Abstract
The importance of surgical simulation has grown in the quickly changing climate of modern surgical training. Prior to operating on human hearts, practice in appropriate experimental models is necessary to attain adequate experience. Nowadays, training of surgery residents has shifted to simulation workshops and residency programmes outside the operating theatre. We have experience in training our residents to perform mitral valve repair techniques in bovine hearts. Previously, the heart would be fixed on the tablecloth with simple stitches, which proved to be a complex and difficult technique while performing surgery. Moving forwards, we have built a successful ‘surgical table’ to achieve better stabilization and to simplify the surgery. This paper describes our model, which could be a helpful tool for any cardiac surgeon performing surgical techniques successfully at home.
INTRODUCTION
In recent years, simulation in surgery has been discussed by many educators. A bovine or porcine model of cardiac surgical simulation can be performed in surgical laboratories. However, in our study model, a surgical table was designed to give the opportunity to surgery residents to learn by oneself at home. With this table, mitral, aortic and tricuspid repair or coronary anastomotic techniques can be studied and experimented home alone. It is a cheap tool, and the presence of a second person for assistance is not necessary. It can be used in hospitals to train cardiac surgical residents who do not have surgical laboratories.
TECHNIQUE
Two chromium steel rods were fixed on to two corners of a tea tray (30 × 40 × 2 cm), and two left atrial retractors were mounted on each rod, capable of three-dimensional movements. A smaller table was fixed obliquely in the centre of the surgical table to hold the bovine heart (Fig. 1a).
(a) Surgical table: each atrial retractor can be moved upwards, downwards, right, left, backwards, forwards and circumferentially. A smaller table is fixed obliquely in the centre. (b) A bovine heart is placed on the small table within the surgical table and the left atrial walls are retracted; the posterior part of the left atrium is removed and the aorta is closed with a 3-0 silk suture. (c) In this examination, there is an elongation in the P2 scallop next to P1.
The heart set-up begins by assessing the heart for non-anatomic defects from the butchering process. To perform tricuspid valve repair, the right ventricle and right atrium must be intact. To perform David procedures, the aortic root, sinuses of valsalva and aortic cusps must be undamaged. In this study, we attempted mitral valve repair procedures.

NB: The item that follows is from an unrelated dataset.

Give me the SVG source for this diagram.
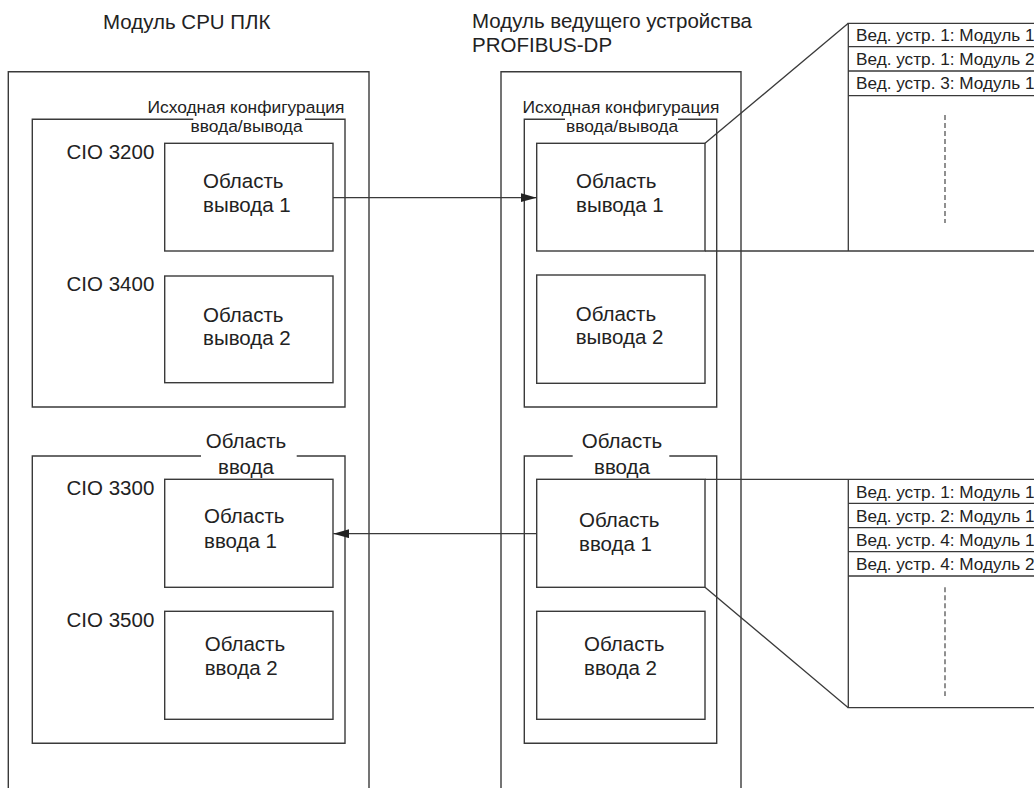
<svg xmlns="http://www.w3.org/2000/svg" width="1034" height="788" viewBox="0 0 1034 788">
<style>
  .bx { fill: none; stroke: #3a3a3a; stroke-width: 1.4; }
  .ln { fill: none; stroke: #3a3a3a; stroke-width: 1.3; }
  .dash { fill: none; stroke: #555; stroke-width: 1.3; stroke-dasharray: 5 3; }
  text { font-family: "Liberation Sans", Arial, sans-serif; fill: #222; }
  .t20 { font-size: 20.5px; }
  .t17 { font-size: 17.4px; }
  .tab { font-size: 17.2px; }
  .mid { text-anchor: middle; }
  .end { text-anchor: end; }
</style>
<defs>
  <marker id="arr" markerUnits="userSpaceOnUse" markerWidth="16" markerHeight="10" refX="16" refY="4.5" orient="auto">
    <path d="M0,0 L16,4.5 L0,9 z" fill="#222"/>
  </marker>
</defs>
<rect width="1034" height="788" fill="#fff"/>

<!-- PLC CPU module -->
<g id="cpu-module">
  <text class="t20" x="103" y="29.3">Модуль CPU ПЛК</text>
  <path class="bx" d="M8.3,790 V71.7 H369 V790"/>
</g>
<g id="cpu-io-config">
  <path class="bx" d="M193.3,119.3 H32.3 V407 H345 V119.3 H305"/>
  <text class="t17 mid" x="246" y="113.3">Исходная конфигурация</text>
  <text class="t17 mid" x="246.5" y="131.5">ввода/вывода</text>
</g>
<g id="cpu-out1">
  <text class="t20 end" x="154.3" y="159">CIO 3200</text>
  <rect class="bx" x="164.7" y="143.3" width="168.3" height="107.7"/>
  <text class="t20" x="203" y="188.3">Область</text>
  <text class="t20" x="203" y="212.3">вывода 1</text>
</g>
<g id="cpu-out2">
  <text class="t20 end" x="154.3" y="290.7">CIO 3400</text>
  <rect class="bx" x="164.7" y="276" width="168.3" height="106.7"/>
  <text class="t20" x="203" y="321.7">Область</text>
  <text class="t20" x="203" y="345">вывода 2</text>
</g>
<g id="cpu-input">
  <path class="bx" d="M201,456 H32.3 V743.3 H345 V456 H296.7"/>
  <text class="t20 mid" x="246" y="448.3">Область</text>
  <text class="t20 mid" x="246" y="474">ввода</text>
</g>
<g id="cpu-in1">
  <text class="t20 end" x="154.3" y="495">CIO 3300</text>
  <rect class="bx" x="164.7" y="479.3" width="168.3" height="108"/>
  <text class="t20" x="204" y="523.3">Область</text>
  <text class="t20" x="204" y="547.7">ввода 1</text>
</g>
<g id="cpu-in2">
  <text class="t20 end" x="154.3" y="626.7">CIO 3500</text>
  <rect class="bx" x="164.7" y="611.3" width="168.3" height="108"/>
  <text class="t20" x="204.7" y="650.7">Область</text>
  <text class="t20" x="204.7" y="675">ввода 2</text>
</g>

<!-- PROFIBUS-DP master module -->
<g id="dp-module">
  <text class="t20" x="472" y="28.3">Модуль ведущего устройства</text>
  <text class="t20" x="472" y="51.7">PROFIBUS-DP</text>
  <path class="bx" d="M501,790 V71.7 H741 V790"/>
</g>
<g id="dp-io-config">
  <path class="bx" d="M565,119.3 H524.3 V407 H716.7 V119.3 H678"/>
  <text class="t17 mid" x="621" y="113.3">Исходная конфигурация</text>
  <text class="t17 mid" x="622" y="131.5">ввода/вывода</text>
</g>
<g id="dp-out1">
  <rect class="bx" x="536.7" y="143.3" width="168.3" height="107.7"/>
  <text class="t20" x="576" y="188.3">Область</text>
  <text class="t20" x="576" y="212.3">вывода 1</text>
</g>
<g id="dp-out2">
  <rect class="bx" x="536.7" y="275" width="168.3" height="108.3"/>
  <text class="t20" x="575.7" y="321">Область</text>
  <text class="t20" x="575.7" y="344.3">вывода 2</text>
</g>
<g id="dp-input">
  <path class="bx" d="M572.7,456 H524.3 V743.3 H716.7 V456 H669.3"/>
  <text class="t20 mid" x="622" y="448.3">Область</text>
  <text class="t20 mid" x="622" y="474">ввода</text>
</g>
<g id="dp-in1">
  <rect class="bx" x="536.7" y="479.3" width="168.3" height="108"/>
  <text class="t20" x="579" y="526.7">Область</text>
  <text class="t20" x="579" y="550.7">ввода 1</text>
</g>
<g id="dp-in2">
  <rect class="bx" x="536.7" y="611.3" width="168.3" height="108"/>
  <text class="t20" x="584" y="650.7">Область</text>
  <text class="t20" x="584" y="675">ввода 2</text>
</g>

<!-- Output data table -->
<g id="out-table">
  <path class="ln" d="M848.3,251 V23.3 H1034 M848.3,46.7 H1034 M848.3,71 H1034 M848.3,95.7 H1034"/>
  <text class="tab" x="856" y="40.7">Вед. устр. 1: Модуль 1</text>
  <text class="tab" x="856" y="65">Вед. устр. 1: Модуль 2</text>
  <text class="tab" x="856" y="89.3">Вед. устр. 3: Модуль 1</text>
  <line class="dash" x1="945" y1="115" x2="945" y2="223"/>
</g>

<!-- Input data table -->
<g id="in-table">
  <path class="ln" d="M848.3,479.3 V707.7 H1034 M848.3,503.3 H1034 M848.3,527.7 H1034 M848.3,551.7 H1034 M848.3,576 H1034"/>
  <text class="tab" x="856" y="497.7">Вед. устр. 1: Модуль 1</text>
  <text class="tab" x="856" y="521.7">Вед. устр. 2: Модуль 1</text>
  <text class="tab" x="856" y="546">Вед. устр. 4: Модуль 1</text>
  <text class="tab" x="856" y="570">Вед. устр. 4: Модуль 2</text>
  <line class="dash" x1="945" y1="587.3" x2="945" y2="696"/>
</g>

<!-- Connectors -->
<g id="connectors">
  <line class="ln" x1="333" y1="197.7" x2="536.7" y2="197.7" marker-end="url(#arr)"/>
  <line class="ln" x1="536.7" y1="533.7" x2="333.3" y2="533.7" marker-end="url(#arr)"/>
  <line class="ln" x1="705" y1="143.3" x2="848.3" y2="23.3"/>
  <line class="ln" x1="705" y1="251" x2="1034" y2="251"/>
  <line class="ln" x1="705" y1="479.3" x2="1034" y2="479.3"/>
  <line class="ln" x1="705" y1="587.3" x2="848.3" y2="707.7"/>
</g>
</svg>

The aorta was closed with a running 3-0 silk suture to prevent leakage from the aortic valve during the saline test after mitral repair. Pulmonary veins were ligated with 3-0 silk sutures and a left atriotomy was performed. The atrial retractors were fixed to the atrial wall with three or four simple sutures. The gravity force of the heart and the opposite forces of the retractors provide stabilization (Fig. 1b). The Mitral valve apparatus was examined by starting from the P1 scallop with nerve hooks in order to assess any chordal rupture or elongation (Fig. 1c). If there were no leaks in the valve, a lesion (chordal cut, resection or perforation of the leaflets) was created in the mitral apparatus and then the valve was examined again to select the most suitable repair technique.
After repair, the left ventricle was filled with water to perform a saline leakage test (Fig. 2a–c).
(a) A healthy secondary chorda is cut beneath the P2 scallop to be transferred to the free margin of the elongated part. Note the stay suture at each side of the elongated part of P2. (Note that a white subject like catheter is visible inside the left ventricle in (a) and (b) is the flashing of another secondary chorda while taking the photograph.) (b) The secondary chorda is sutured to the free margin with three interrupted 5-0 polyester sutures. (c) Following completion of the repair, the left ventricle is filled with water and no leaks are observed.
COMMENT
Valve repair offers a distinct event-free survival advantage compared with replacement with a bioprosthetic or mechanical valve [1–3]. Despite a consensus in guidelines encouraging mitral valve repair [4], it is interesting to note that a significant number of patients with degenerative mitral-valve disease still undergo planned mitral valve replacement all over the world, including in the USA [5]. This results in many patients receiving a valve replacement, not because the valves are irreparable, but because they are operated on by surgeons who do not have the specific expertise required to complete a successful repair [5].
In surgical education, a desire to move basic skills-acquisition out of the operating theatre still exists [6]. Therefore, to increase the experience in heart surgery, performing on porcine or bovine heart models is essential.
Our cardiac surgical table was designed to accomplish valve surgery (mitral valve repair, aortic valve sparing procedures, tricuspid valve repair etc.). Not only surgical residents, but also staff members and cardiac surgeons who wish to make training in complex surgical techniques such as mitral or aortic valve repair without any assistance, can use this surgical table.
Conflict of interest: none declared.